What to do » In the listing below, locate the line with "Output the Python" and the line with "import pandas as pd", then output both and everything between them exactly, minus any pictures.

** Start Listed entries **

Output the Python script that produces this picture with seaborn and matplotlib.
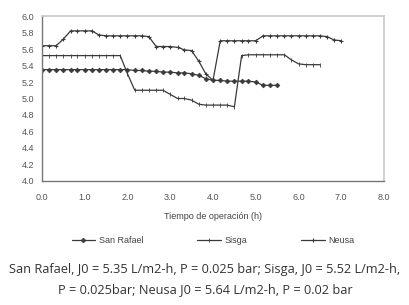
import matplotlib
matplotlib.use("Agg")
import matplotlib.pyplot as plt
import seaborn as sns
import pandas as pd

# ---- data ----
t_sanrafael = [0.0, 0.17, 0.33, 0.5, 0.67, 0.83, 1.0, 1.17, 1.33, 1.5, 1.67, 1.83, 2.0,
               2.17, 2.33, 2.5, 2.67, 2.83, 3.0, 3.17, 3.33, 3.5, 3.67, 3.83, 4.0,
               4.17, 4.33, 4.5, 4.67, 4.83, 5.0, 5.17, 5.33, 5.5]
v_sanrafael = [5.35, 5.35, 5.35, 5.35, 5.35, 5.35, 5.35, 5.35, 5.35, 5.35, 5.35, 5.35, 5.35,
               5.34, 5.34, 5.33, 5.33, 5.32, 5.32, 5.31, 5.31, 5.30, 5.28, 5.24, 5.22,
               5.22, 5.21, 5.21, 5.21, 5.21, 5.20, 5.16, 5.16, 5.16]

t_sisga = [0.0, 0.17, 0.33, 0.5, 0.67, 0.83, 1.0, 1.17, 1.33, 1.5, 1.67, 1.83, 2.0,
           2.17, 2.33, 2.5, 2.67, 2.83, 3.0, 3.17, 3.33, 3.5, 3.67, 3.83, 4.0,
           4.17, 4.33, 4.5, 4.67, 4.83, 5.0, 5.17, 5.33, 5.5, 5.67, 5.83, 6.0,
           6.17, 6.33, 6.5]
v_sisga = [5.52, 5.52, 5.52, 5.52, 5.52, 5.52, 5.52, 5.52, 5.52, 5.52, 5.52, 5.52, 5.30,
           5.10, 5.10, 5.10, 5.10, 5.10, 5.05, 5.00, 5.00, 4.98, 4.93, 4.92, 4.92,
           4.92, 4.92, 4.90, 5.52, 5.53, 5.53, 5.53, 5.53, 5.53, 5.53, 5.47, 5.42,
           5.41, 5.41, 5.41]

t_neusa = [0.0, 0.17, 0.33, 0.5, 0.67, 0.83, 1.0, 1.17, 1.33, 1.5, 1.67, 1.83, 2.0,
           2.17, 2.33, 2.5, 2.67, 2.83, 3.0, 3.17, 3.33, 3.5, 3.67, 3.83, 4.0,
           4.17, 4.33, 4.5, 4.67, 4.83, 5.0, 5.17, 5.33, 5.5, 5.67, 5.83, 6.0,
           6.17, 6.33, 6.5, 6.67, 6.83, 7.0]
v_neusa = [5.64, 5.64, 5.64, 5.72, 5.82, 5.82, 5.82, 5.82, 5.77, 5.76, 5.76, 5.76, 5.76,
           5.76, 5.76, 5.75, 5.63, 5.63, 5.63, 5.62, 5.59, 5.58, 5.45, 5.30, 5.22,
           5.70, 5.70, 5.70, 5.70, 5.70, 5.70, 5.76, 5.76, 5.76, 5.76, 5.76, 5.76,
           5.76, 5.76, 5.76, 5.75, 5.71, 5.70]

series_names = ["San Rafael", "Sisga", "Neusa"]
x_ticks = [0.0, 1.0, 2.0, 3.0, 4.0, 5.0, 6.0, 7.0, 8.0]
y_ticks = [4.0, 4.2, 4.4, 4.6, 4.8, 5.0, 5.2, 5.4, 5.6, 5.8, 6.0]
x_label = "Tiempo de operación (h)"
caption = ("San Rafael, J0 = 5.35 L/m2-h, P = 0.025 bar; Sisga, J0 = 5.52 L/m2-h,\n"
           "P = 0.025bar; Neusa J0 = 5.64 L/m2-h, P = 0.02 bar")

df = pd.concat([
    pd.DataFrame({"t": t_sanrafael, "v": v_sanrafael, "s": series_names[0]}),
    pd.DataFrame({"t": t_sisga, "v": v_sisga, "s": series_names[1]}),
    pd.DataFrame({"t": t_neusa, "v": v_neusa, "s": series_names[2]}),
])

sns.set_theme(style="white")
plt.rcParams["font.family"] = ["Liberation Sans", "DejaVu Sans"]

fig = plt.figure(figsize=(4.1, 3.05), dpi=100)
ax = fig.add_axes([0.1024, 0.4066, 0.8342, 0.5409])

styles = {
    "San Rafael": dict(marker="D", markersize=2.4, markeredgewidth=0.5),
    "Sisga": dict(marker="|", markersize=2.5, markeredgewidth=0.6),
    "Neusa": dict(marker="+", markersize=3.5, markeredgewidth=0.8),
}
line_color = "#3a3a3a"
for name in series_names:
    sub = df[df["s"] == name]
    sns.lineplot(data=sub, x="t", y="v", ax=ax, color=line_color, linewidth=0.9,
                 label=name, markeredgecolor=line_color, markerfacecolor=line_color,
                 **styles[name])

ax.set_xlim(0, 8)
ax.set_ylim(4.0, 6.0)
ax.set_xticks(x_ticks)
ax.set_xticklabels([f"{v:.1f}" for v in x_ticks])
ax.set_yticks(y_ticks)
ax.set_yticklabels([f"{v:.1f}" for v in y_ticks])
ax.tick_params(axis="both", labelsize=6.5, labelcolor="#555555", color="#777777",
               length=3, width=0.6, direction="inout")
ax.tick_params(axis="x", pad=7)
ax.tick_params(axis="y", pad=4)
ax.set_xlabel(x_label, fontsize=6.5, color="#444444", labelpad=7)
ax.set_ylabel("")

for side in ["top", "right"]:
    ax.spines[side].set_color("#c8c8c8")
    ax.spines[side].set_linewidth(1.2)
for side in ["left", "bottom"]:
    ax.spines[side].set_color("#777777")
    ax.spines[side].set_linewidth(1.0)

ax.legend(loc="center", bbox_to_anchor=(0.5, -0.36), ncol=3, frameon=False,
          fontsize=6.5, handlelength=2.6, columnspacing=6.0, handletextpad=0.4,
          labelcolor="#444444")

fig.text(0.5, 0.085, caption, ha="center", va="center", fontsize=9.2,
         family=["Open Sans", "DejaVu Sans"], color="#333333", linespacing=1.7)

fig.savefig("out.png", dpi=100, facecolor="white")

** End Listed entries **
** Start Listed entries **

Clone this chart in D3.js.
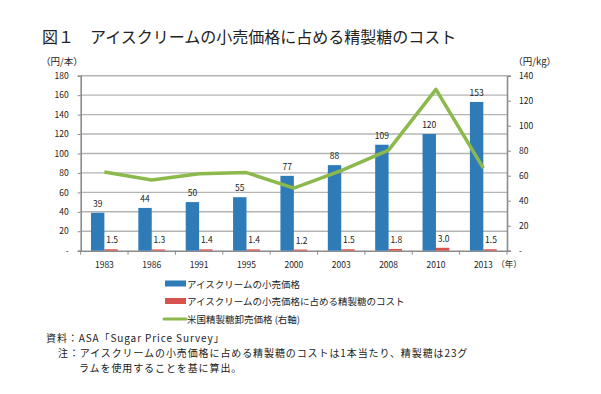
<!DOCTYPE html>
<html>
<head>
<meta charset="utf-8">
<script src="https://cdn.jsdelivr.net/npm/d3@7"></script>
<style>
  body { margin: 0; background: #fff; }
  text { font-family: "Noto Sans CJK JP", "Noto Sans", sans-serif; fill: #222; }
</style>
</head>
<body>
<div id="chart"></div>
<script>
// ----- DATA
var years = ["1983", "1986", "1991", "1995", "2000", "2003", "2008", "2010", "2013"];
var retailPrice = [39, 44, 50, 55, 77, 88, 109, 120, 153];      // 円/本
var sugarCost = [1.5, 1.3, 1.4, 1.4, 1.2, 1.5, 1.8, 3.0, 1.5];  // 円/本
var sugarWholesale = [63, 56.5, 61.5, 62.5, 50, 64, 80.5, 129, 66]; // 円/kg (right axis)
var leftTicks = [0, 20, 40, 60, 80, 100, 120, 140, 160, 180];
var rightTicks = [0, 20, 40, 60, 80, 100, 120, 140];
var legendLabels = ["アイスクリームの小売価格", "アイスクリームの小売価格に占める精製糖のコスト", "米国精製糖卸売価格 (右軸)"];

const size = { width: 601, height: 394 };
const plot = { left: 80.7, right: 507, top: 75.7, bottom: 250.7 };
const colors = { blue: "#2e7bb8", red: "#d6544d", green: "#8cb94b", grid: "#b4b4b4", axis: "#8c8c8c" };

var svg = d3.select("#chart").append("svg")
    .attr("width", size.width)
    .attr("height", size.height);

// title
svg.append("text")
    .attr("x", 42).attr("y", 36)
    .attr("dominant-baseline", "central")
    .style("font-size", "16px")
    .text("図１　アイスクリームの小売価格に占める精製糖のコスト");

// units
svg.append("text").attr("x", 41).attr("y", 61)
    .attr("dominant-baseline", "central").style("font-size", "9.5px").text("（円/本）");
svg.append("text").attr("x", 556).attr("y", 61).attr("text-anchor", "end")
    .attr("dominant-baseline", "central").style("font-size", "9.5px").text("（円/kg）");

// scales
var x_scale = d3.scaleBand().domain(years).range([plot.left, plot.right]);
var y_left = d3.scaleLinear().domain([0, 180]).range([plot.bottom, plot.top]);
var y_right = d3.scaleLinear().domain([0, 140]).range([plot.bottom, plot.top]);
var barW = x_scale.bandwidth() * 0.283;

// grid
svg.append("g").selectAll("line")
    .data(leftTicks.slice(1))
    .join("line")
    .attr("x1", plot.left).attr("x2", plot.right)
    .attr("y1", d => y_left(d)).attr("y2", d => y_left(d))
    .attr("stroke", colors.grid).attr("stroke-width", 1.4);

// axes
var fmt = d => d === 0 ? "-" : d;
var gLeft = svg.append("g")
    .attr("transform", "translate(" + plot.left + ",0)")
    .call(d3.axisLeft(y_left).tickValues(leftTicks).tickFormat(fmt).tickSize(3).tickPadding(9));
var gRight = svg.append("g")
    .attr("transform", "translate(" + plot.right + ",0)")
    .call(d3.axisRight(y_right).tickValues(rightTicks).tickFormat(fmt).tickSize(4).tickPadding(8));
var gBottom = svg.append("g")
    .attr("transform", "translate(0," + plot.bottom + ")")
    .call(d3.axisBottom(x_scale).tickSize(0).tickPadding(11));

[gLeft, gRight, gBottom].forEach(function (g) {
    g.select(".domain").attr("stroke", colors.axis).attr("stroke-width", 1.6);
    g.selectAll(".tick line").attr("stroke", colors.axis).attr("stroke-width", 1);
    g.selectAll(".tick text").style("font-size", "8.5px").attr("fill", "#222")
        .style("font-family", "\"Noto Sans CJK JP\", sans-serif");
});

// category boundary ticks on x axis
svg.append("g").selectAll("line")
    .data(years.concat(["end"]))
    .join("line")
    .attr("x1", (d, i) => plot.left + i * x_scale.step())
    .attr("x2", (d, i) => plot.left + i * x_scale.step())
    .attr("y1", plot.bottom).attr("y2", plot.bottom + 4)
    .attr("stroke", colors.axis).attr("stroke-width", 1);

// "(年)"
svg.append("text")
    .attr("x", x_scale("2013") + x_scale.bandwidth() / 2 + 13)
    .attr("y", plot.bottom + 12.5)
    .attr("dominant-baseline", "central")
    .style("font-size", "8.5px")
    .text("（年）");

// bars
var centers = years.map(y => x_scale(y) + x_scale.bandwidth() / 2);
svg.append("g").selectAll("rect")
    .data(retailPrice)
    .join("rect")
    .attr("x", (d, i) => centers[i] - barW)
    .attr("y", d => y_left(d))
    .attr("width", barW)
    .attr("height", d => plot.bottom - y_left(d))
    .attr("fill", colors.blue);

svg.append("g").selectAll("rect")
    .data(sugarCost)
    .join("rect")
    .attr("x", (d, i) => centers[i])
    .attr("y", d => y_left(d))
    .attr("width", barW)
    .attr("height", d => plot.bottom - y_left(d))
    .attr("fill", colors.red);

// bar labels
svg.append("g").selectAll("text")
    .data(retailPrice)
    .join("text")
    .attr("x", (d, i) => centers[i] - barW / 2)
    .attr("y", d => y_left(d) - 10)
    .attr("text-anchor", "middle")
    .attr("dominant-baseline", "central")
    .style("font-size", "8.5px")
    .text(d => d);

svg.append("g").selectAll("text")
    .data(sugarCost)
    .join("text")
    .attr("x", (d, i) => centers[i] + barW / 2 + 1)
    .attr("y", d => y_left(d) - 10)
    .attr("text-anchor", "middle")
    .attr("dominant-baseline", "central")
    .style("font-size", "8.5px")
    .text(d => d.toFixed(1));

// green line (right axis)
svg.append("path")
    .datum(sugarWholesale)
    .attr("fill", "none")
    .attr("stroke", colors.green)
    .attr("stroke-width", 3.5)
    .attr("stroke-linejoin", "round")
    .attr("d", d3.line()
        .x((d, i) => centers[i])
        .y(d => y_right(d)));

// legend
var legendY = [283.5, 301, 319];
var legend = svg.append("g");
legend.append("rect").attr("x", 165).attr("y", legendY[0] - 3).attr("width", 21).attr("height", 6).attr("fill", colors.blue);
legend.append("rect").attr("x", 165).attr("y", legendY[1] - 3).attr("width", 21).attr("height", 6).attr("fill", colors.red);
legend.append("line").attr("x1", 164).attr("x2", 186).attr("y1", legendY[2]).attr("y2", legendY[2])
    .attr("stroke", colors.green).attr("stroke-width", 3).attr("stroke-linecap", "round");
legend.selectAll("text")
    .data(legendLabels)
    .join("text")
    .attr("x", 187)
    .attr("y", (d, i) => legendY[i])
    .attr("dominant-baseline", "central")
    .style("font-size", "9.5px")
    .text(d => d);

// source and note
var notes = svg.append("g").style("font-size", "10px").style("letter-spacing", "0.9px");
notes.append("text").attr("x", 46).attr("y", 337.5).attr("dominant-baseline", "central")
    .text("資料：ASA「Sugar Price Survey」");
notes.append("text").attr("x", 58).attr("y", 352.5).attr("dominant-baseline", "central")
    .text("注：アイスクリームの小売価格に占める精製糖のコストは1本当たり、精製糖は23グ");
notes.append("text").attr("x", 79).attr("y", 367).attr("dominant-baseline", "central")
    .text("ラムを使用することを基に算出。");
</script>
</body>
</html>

** End Listed entries **

Answer in full »
Output the Python script that produces this picture with seaborn and matplotlib.
import matplotlib
matplotlib.use("Agg")
import matplotlib.pyplot as plt
import seaborn as sns
import pandas as pd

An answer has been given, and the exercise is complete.